Wednesday, March 31, 1999

Calhoun proves he can win it all

UConn coach now not seen as a 'failure'

The Cincinnati Enquirer

        ST. PETERSBURG, Fla. — He began the project in November. Play 'em one at a time? Oh, sure. Connecticut coach Jim Calhoun would tell that to his players and tell that to the media, all the while compiling notes on how to beat teams he wasn't even scheduled to play.

        He made notes on Cincinnati, on Michigan State, on Auburn. Duke, of course, got every bit of attention the Huskies could afford. Calhoun would watch a game, see something of interest, sketch it on a blue index card and file it away.

        Calhoun knew he'd be in the NCAA Tournament. He knew he'd be expected to win quite a few games. He knew the Huskies would have an opportunity to win the championship, and he wanted to be completely prepared to prepare them for their finest effort.

        “We started preparing ourselves,” Calhoun said, “if we had a chance to meet one of these teams down the line.”

        Next time a coach tells you the pressure does not affect him, remember this story. Remember that UConn spent an entire season preparing for six games over the space of three weekends, the last of which resulted in a 77-74 victory over Duke at Tropicana Field in the NCAA title game Monday and removed for good the notion that Calhoun was not equipped to win “the big one.”

        “I'm no better a coach than I was three weeks ago, or no worse. That's what it means to me,” Calhoun said. Still U-conning his public.

        “You thought I was kidding before. Everybody thought I had to do something. I didn't have to do anything. All I had to do was be true to my kids and coach the best I could, and that's what I've done.”

        Calhoun orchestrated an amazing game plan, trusting that his defenders would move quickly and authoritatively enough to negate national player of the year Elton Brand with double-teams. Brand had domi nated inside against Temple and Michigan State, but UConn would not allow him to put the ball on the floor and back down his man and, because of the authority of the traps, caused a degree of discomfort he had not experienced all season.

        By the end, Brand looked for escape, not the goal, when the ball came his direction. Duke's superb perimeter scorers were not effective with the ball coming inside-out. Guard Trajan Langdon got many of his 25 points in transition or by coming off screens.
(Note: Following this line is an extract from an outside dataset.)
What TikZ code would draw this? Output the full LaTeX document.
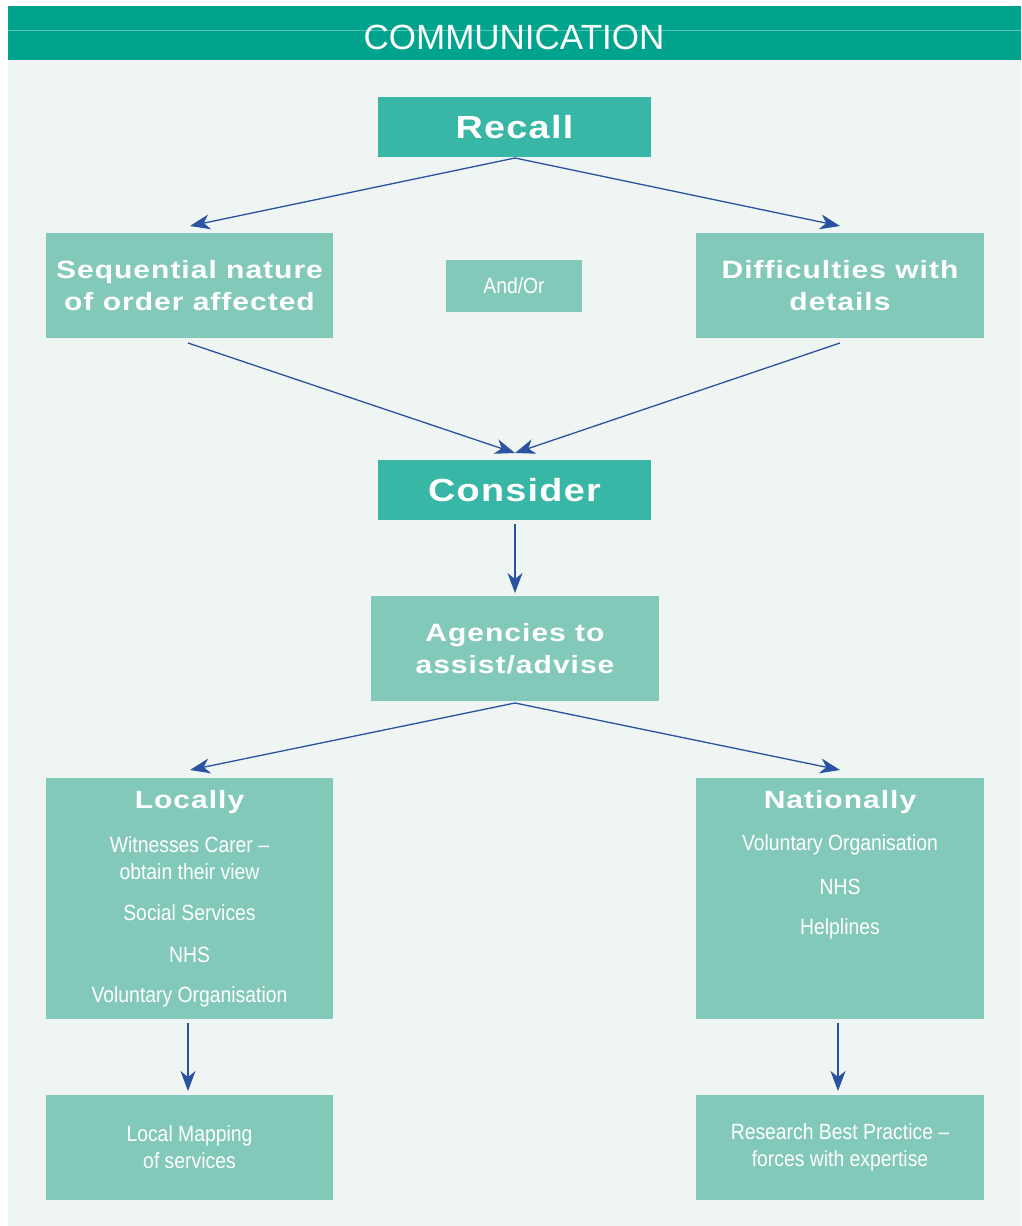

        “It's obvious they wanted to take that away,” Krzyzewski said of Brand. “It really should have opened up a little bit more for us. I don't know if we made good reads on that. But, you know, we had enough — there were enough points out there to win.”

        If you want to know how rough the college coaching business can get, attention is now being paid to Krzyzewski's four title-game losses as though that is a burden. He won in 1991 and 1992 and has reached eight Final Fours.

        “Anybody expects me to be down about this game, they don't understand me,” Krzyzewski said. “I have a hard time being sad. I'm sorry. I don't coach for winning. I coach for relationships. I've got the best.”

        Perhaps more than any other sport, college basketball places its coaches in a structure that offers clear definitions of success and failure and that always seems to hold out one more goal that is beyond reach.

        If that were the whole of it, perhaps the process would be completely fair. But it's not. After a time, a coach is judged not for what he does, but for what he doesn't.

        Calhoun won 16 NCAA Tournament games and lost seven at Connecticut entering this season's event. That was more victories than all but seven teams in Division I. The Huskies reached the regional championship game three times, but did not advance to the Final Four.

        And so this came to be how he was defined as a coach: No Final Fours. The common suggestion was Calhoun tightened under pressure and his players sensed it.

        “I think it's unfortunate that three weeks in March defines whether you can coach or not,” Calhoun said. “When I told you I didn't need to get to a Final Four — as badly as I wanted to, like anyone who would want to win the highest honor in their profession — I still think that I could coach basketball.

        “You didn't believe me, and I'm just telling the truth. That's how I feel.”